Health Care on the Go
Students volunteer at mobile health care fairs this summer. It’s a lesson in what it’s like to be uninsured.
By John Chen
September 28, 2009
Author John Chen (far left) traveled with the Mobile Health Fair team on his summer break from Vanderbilt (Orbis)
I’ve slept in some interesting places. I’ve also spent entire days in a van and depleted countless boxes of latex gloves. But it’s not as sketchy as it sounds—for ten weeks this summer I joined five other members of the Mobile Health Fair team and traveled around Ohio and Michigan offering free health services to the uninsured and underprivileged.
The Mobile Health Fair (MHF) project is based in Maumee, Ohio. It has a budget of $50,000 and is funded by the Synod of the Covenant, an assembly of 811 Presbyterian churches in Michigan and Ohio. When the program started in the 1960s, it involved a small group of medical professionals working out of a station wagon. Eventually, the majority of Synod offices in the United States had a traveling clinic of some sort. Each year, MHF’s project coordinator Tammy Scheuermann hires six college students to form the team of volunteers. For me and most of the other students, Mobile Health Fair served as way to get a first taste of pursuing prospective careers in nursing or medicine.

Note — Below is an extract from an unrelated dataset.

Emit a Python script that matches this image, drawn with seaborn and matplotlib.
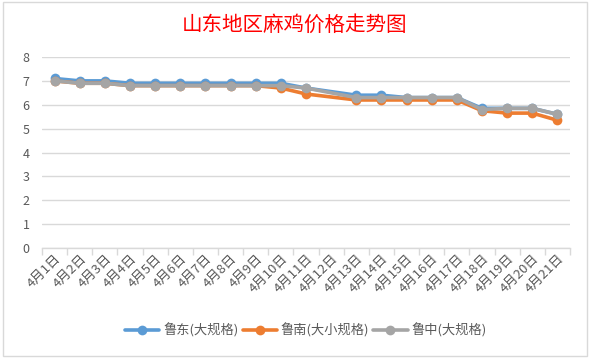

At the beginning of the summer, the team underwent a week of training put together by local health organizations like the Central Ohio Diabetes Association, the Ohio Department of Health, Prevent Blindness Ohio, and others. Like the other team members, I became certified to perform a set of standard health screenings to examine blood pressure, pulmonary function, vision, dental, hearing, and blood sugar levels.
In the nine weeks that followed, with the help of 558 other volunteers, our MHF team set up 52 health fairs and served 2,249 people. At each of these health fairs, we recorded test results for evaluation by a physician at the end of all the screening stations. The screenings were not diagnoses, and our team was not qualified to prescribe medication. Instead, a large component of the health fairs was to educate the public and promote awareness about their health.
As we traveled across states we slept in hotels, the homes of volunteers, and even sleeping bags on church floors. The team usually worked five days a week, conducting one or two health fairs per day. We targeted poor inner city neighborhoods, rural agricultural communities, and community centers as far north as Saginaw, Mich. and as far south as Cincinnati, Ohio.
Patients included elderly residents of nursing homes, the homeless in downtown Detroit, Hispanic migrant workers in the fields, and immigrant children in summer schools. Many of the health fair attendees were among the 46 million uninsured Americans and did not have access to any other form of health care. Of those screened, 504 received medical referrals and 54 received dental referrals to local clinics and agencies. Of the 898 diabetes screenings performed, 124 screenings found elevated glucose levels in patients who previously had no diagnosis of diabetes. Type 2 diabetes is especially dangerous; rates are rising among Americans, and the uninsured are often unaware they even have it.
MHF provides a vital service to so many communities, but its future is precarious. The cost of running MHF covers liability insurance, travel expenses, team member salaries, equipment, and supplies. Giving from Presbyterian churches has decreased during the economic recession. Such budget cuts, Scheuermann said, means MHF "was usually the first to be cut." Simultaneously, the cost to run MHF is increasing due to rising fuel prices, and most synods began to eliminate the program. The Synod of the Covenant is the only synod left that has been able to maintain its MHF program for over 40 years.
I count myself among the lucky to have had this experience. Mobile Health Fair had introduced me to a sobering reality of the uninsured that I hadn’t encountered before. It can be one thing to hear about underprivileged citizens and healthcare woes on the news, but it’s entirely different to encounter these people on a daily basis for two and a half months.